Unlike the drumming legend and showman Roy Haynes earlier in the week, Threadgill is not one for niceties or introductions. Instead, his performance was all about intense, compelling music. Some reviews have already noted, with pejorative implications, that Threadgill often served as ringleader to the group, who were seated in a semicircle, listening closely and contributing sparingly himself. Zooid is clearly a highly collaborative enterprise, with a finely balanced set of musical characteristics and no one predominant personality.
Threadgill’s compositions involve the use of an interval block method, in which different members of the group are given different intervals or a small series of notes with which to work. Within this framework, they are free to improvise. It is a classic example of restriction and discipline leading to liberation. Combining a modern chamber music set-up with improvisation, it is fascinating to hear and observe how Threadgill creates a fresh, contemporary sound from mostly older instruments; the guitar and bass are amplified acoustic instruments. Threadgill’s own contributions, on flute, bass flute and alto saxophone, are clear, incisive and inspired.

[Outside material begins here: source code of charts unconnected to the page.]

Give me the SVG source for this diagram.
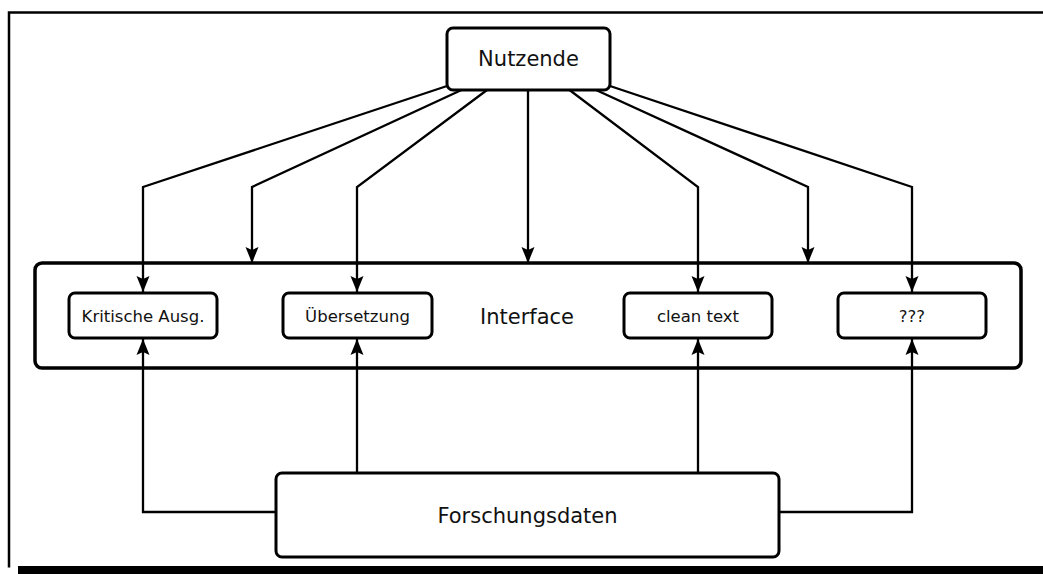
<svg xmlns="http://www.w3.org/2000/svg" width="1043" height="574" viewBox="0 0 1043 574">
  <defs>
    <style>
      .frame { fill: none; stroke: #000; stroke-width: 2.5; }
      .node { fill: #fff; stroke: #000; stroke-width: 3; }
      .panel { fill: #fff; stroke: #000; stroke-width: 3.5; }
      .edge { fill: none; stroke: #000; stroke-width: 2.3; marker-end: url(#arrow); }
      .big { font-family: "DejaVu Sans", "Liberation Sans", sans-serif; font-size: 21px; fill: #111; text-anchor: middle; dominant-baseline: central; }
      .small { font-family: "DejaVu Sans", "Liberation Sans", sans-serif; font-size: 16.5px; fill: #111; text-anchor: middle; dominant-baseline: central; }
    </style>
    <marker id="arrow" markerUnits="userSpaceOnUse" markerWidth="18" markerHeight="16" viewBox="0 0 18 16" refX="17" refY="8" orient="auto">
      <path d="M1,1.5 L17,8 L1,14.5 L4,8 Z" fill="#000"/>
    </marker>
  </defs>

  <rect width="1043" height="574" fill="#fff"/>

  <!-- page frame: top and left rules, heavy bottom bar -->
  <g id="frame">
    <path class="frame" d="M1043,12.5 H9 V567.5"/>
    <rect x="18" y="566" width="1025" height="8" fill="#000"/>
  </g>

  <!-- Interface panel (drawn below the connectors) -->
  <g id="interface">
    <rect class="panel" x="35" y="263" width="986" height="105" rx="7"/>
    <text class="big" x="527" y="317">Interface</text>
  </g>

  <g id="connectors">
    <!-- Nutzende to Interface and its views -->
    <path class="edge" d="M447,86 L143,187 V292"/>
    <path class="edge" d="M461.5,90 L252,187 V263"/>
    <path class="edge" d="M487,90 L357,187 V292"/>
    <path class="edge" d="M528,90 V263"/>
    <path class="edge" d="M569.5,90 L698,187 V292"/>
    <path class="edge" d="M596,90 L808,187 V263"/>
    <path class="edge" d="M610,86 L912,187 V292"/>
    <!-- Forschungsdaten up to the views -->
    <path class="edge" d="M276,512 H143 V339"/>
    <path class="edge" d="M357,473 V339"/>
    <path class="edge" d="M698,473 V339"/>
    <path class="edge" d="M779,512 H912 V339"/>
  </g>

  <g id="nutzende">
    <rect class="node" x="447" y="28" width="163" height="62" rx="6"/>
    <text class="big" x="528.5" y="59">Nutzende</text>
  </g>

  <g id="kritische-ausgabe">
    <rect class="node" x="69" y="293" width="148" height="45" rx="6"/>
    <text class="small" x="143" y="316">Kritische Ausg.</text>
  </g>

  <g id="uebersetzung">
    <rect class="node" x="283" y="293" width="149" height="45" rx="6"/>
    <text class="small" x="357.5" y="316">Übersetzung</text>
  </g>

  <g id="clean-text">
    <rect class="node" x="624" y="293" width="148" height="45" rx="6"/>
    <text class="small" x="698" y="316">clean text</text>
  </g>

  <g id="unknown">
    <rect class="node" x="838" y="293" width="148" height="45" rx="6"/>
    <text class="small" x="912" y="316">???</text>
  </g>

  <g id="forschungsdaten">
    <rect class="node" x="276" y="473" width="503" height="84" rx="6"/>
    <text class="big" x="527.5" y="516">Forschungsdaten</text>
  </g>
</svg>
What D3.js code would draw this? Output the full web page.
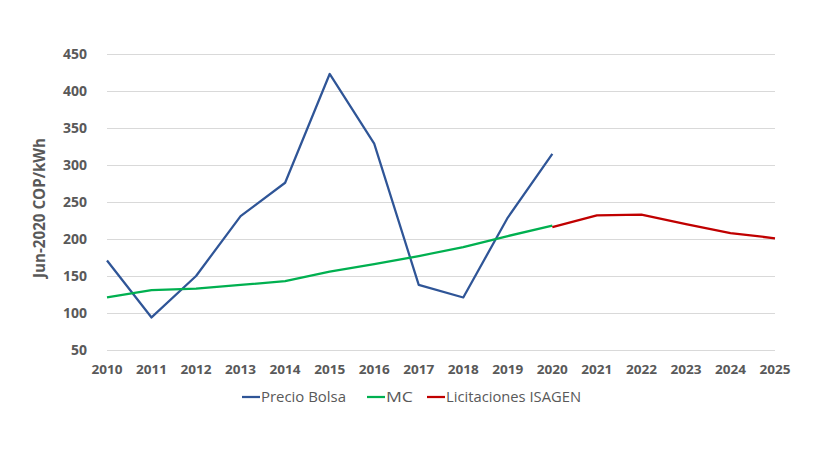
<!DOCTYPE html>
<html><head><meta charset="utf-8">
<script src="https://cdn.jsdelivr.net/npm/d3@7"></script>
<style>body{margin:0;background:#fff;}svg{display:block;}</style>
</head><body>
<svg id="chart" width="822" height="462"></svg>
<script>
const years = [2010,2011,2012,2013,2014,2015,2016,2017,2018,2019,2020,2021,2022,2023,2024,2025];
const precioYears = [2010,2011,2012,2013,2014,2015,2016,2017,2018,2019,2020];
const precioBolsa = [171,94,150,231,276,423,329,138,121,229,315];
const mcYears = [2010,2011,2012,2013,2014,2015,2016,2017,2018,2019,2020];
const mc = [121,131,133,138,143,156,166,177,189,204,218];
const licYears = [2020,2021,2022,2023,2024,2025];
const licitaciones = [216,232,233,220,208,201];
const yTicks = [50,100,150,200,250,300,350,400,450];
const seriesNames = ["Precio Bolsa","MC","Licitaciones ISAGEN"];
const colors = ["#2F5597","#00B050","#C00000"];

const svg = d3.select("#chart");
const x = d3.scaleLinear().domain([2010,2025]).range([107,775]);
const y = d3.scaleLinear().domain([50,450]).range([350,54]);

// gridlines
svg.append("g").selectAll("line").data(yTicks).join("line")
  .attr("x1",107).attr("x2",775)
  .attr("y1",d=>y(d)+0.5).attr("y2",d=>y(d)+0.5)
  .attr("stroke","#d9d9d9").attr("stroke-width",1);

// y tick labels
svg.append("g").selectAll("text").data(yTicks).join("text")
  .attr("x",87).attr("y",d=>y(d)).attr("dy","0.35em")
  .attr("text-anchor","end")
  .attr("font-family","'Open Sans', sans-serif").attr("font-weight","bold")
  .attr("font-size",14).attr("fill","#595959")
  .text(d=>d);

// x tick labels
svg.append("g").selectAll("text").data(years).join("text")
  .attr("x",d=>x(d)).attr("y",369).attr("dy","0.35em")
  .attr("text-anchor","middle")
  .attr("font-family","'Open Sans', sans-serif").attr("font-weight","bold")
  .attr("font-size",13).attr("fill","#595959")
  .attr("textLength",31).attr("lengthAdjust","spacingAndGlyphs")
  .text(d=>d);

// y axis title
svg.append("text")
  .attr("transform","translate(45,208) rotate(-90)")
  .attr("text-anchor","middle")
  .attr("font-family","'Open Sans', sans-serif").attr("font-weight","bold")
  .attr("font-size",16).attr("fill","#595959")
  .attr("textLength",140).attr("lengthAdjust","spacingAndGlyphs")
  .text("Jun-2020 COP/kWh");

const line = d3.line().x(d=>x(d[0])).y(d=>y(d[1]));
const series = [
  d3.zip(precioYears, precioBolsa),
  d3.zip(mcYears, mc),
  d3.zip(licYears, licitaciones)
];
svg.append("g").selectAll("path").data(series).join("path")
  .attr("d",line).attr("fill","none")
  .attr("stroke",(d,i)=>colors[i]).attr("stroke-width",2.25)
  .attr("stroke-linejoin","round");

// legend
const legendX = [242,367,427];
const legendTextW = [85,27,135];
const lg = svg.append("g").selectAll("g").data(seriesNames).join("g")
  .attr("transform",(d,i)=>`translate(${legendX[i]},397)`);
lg.append("line").attr("x1",0).attr("x2",18).attr("y1",0).attr("y2",0)
  .attr("stroke",(d,i)=>colors[i]).attr("stroke-width",2.25);
lg.append("text").attr("x",19).attr("dy","0.35em")
  .attr("font-family","'Open Sans', sans-serif").attr("font-size",14).attr("fill","#595959")
  .attr("textLength",(d,i)=>legendTextW[i]).attr("lengthAdjust","spacingAndGlyphs")
  .text(d=>d);
</script>
</body></html>
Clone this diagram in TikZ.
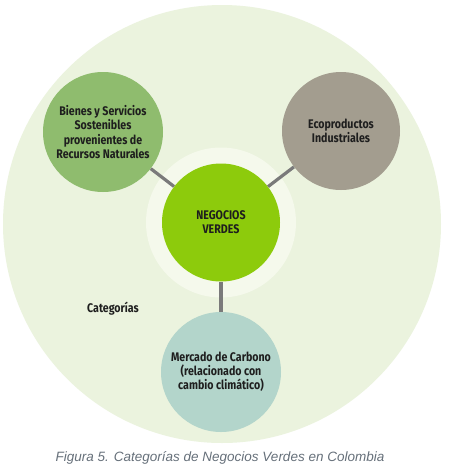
\documentclass[tikz,border=0pt]{standalone}
\usepackage{fontspec}
\setmainfont{Liberation Sans}
\newfontfamily\cond[FakeStretch=0.85, BoldFont={* Bold}]{Fira Sans}
\definecolor{outerc}{HTML}{EBF3DE}
\definecolor{haloc}{HTML}{F5F9EC}
\definecolor{centerc}{HTML}{8DCB0C}
\definecolor{leftc}{HTML}{8FBC6E}
\definecolor{rightc}{HTML}{A39D8F}
\definecolor{bottomc}{HTML}{B3D5CB}
\definecolor{linec}{HTML}{7A7A7A}
\definecolor{textc}{HTML}{1E1E1E}
\definecolor{capc}{HTML}{66707A}
\tikzset{
  cat/.style={circle, inner sep=0pt, text=textc, align=center,
    font=\cond\bfseries\fontsize{12.5}{14.2}\selectfont},
  link/.style={draw=linec, line width=3.2pt},
}
\begin{document}
\begin{tikzpicture}[x=1pt,y=-1pt]
\useasboundingbox (0,0) rectangle (449,475);
\fill[white] (0,0) rectangle (449,475);
\node[circle, fill=outerc, minimum size=438pt, inner sep=0pt] (outer) at (222,224) {};
\node[circle, fill=haloc, minimum size=150pt, inner sep=0pt] (halo) at (221,222.5) {};
\node[cat, fill=centerc, minimum size=118pt] (center) at (221,222.5) {NEGOCIOS\\VERDES};
\node[cat, fill=leftc, minimum size=120pt] (left) at (103,132) {Bienes y Servicios\\Sostenibles\\provenientes de\\Recursos Naturales};
\node[cat, fill=rightc, minimum size=118pt] (right) at (341,131) {Ecoproductos\\Industriales};
\node[cat, fill=bottomc, minimum size=120pt] (bottom) at (221,372) {Mercado de Carbono\\(relacionado con\\cambio climático)};
\draw[link] (left) -- (center);
\draw[link] (right) -- (center);
\draw[link] (center) -- (bottom);
\node[text=textc, font=\cond\bfseries\fontsize{12.5}{14}\selectfont] (catlabel) at (113,309) {Categorías};
\node[text=capc, font=\itshape\fontsize{13.5}{16}\selectfont] (caption) at (220,458) {Figura 5. Categorías de Negocios Verdes en Colombia};
\end{tikzpicture}
\end{document}
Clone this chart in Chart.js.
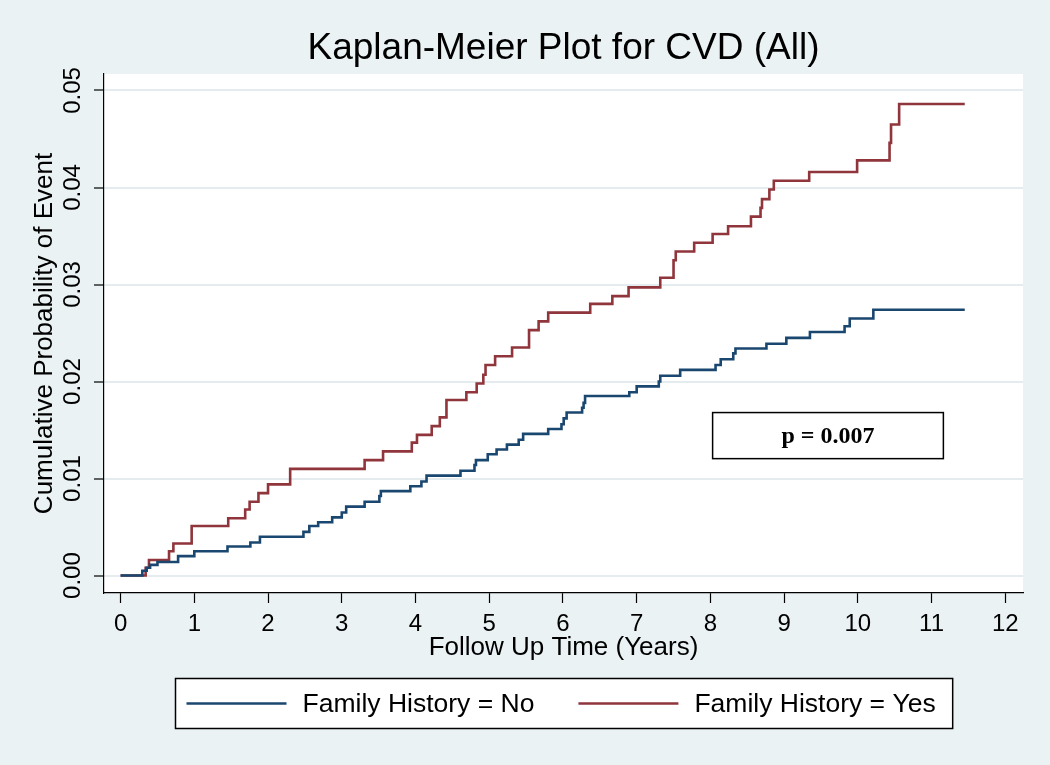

What is perhaps most fascinating about Zooid is how creative they are on the level of texture and timbre. The intense, sometimes chaotic improvised contributions are grounded by the intricate, remarkably groovy drumming of Elliot Humberto Kavee. With demonstrative, sometimes aggressive bass player Stomu Takeishi avoiding a traditional role, Kavee’s clever manipulation of time becomes even more significant. To prevent the high level of harmonic and rhythmic tension becoming overwhelming – the band are capable of sustaining high intensity playing for a remarkable period of time – the group is frequently sub-divided into improvising duos, creating satisfying variations in texture, sound and dynamic.
Whilst the low-end sounds from bass and tuba sometimes dominated the mix, perhaps at the expense of Liberty Ellman’s guitar or Stephen Hoffman’s cello, there is also a sense that, despite the whole music sounding free-spirited and adventurous, much of it is very carefully orchestrated and arranged by Threadgill. It would be fascinating to see exactly how his charts are scored.
In a festival that has often been preoccupied with the history and tradition of jazz, here was an evening of radical, highly personal musical voices. Whilst the music could hardly be described as accessible, it was undoubtedly one of the year’s most provocative and exciting performances, in any genre.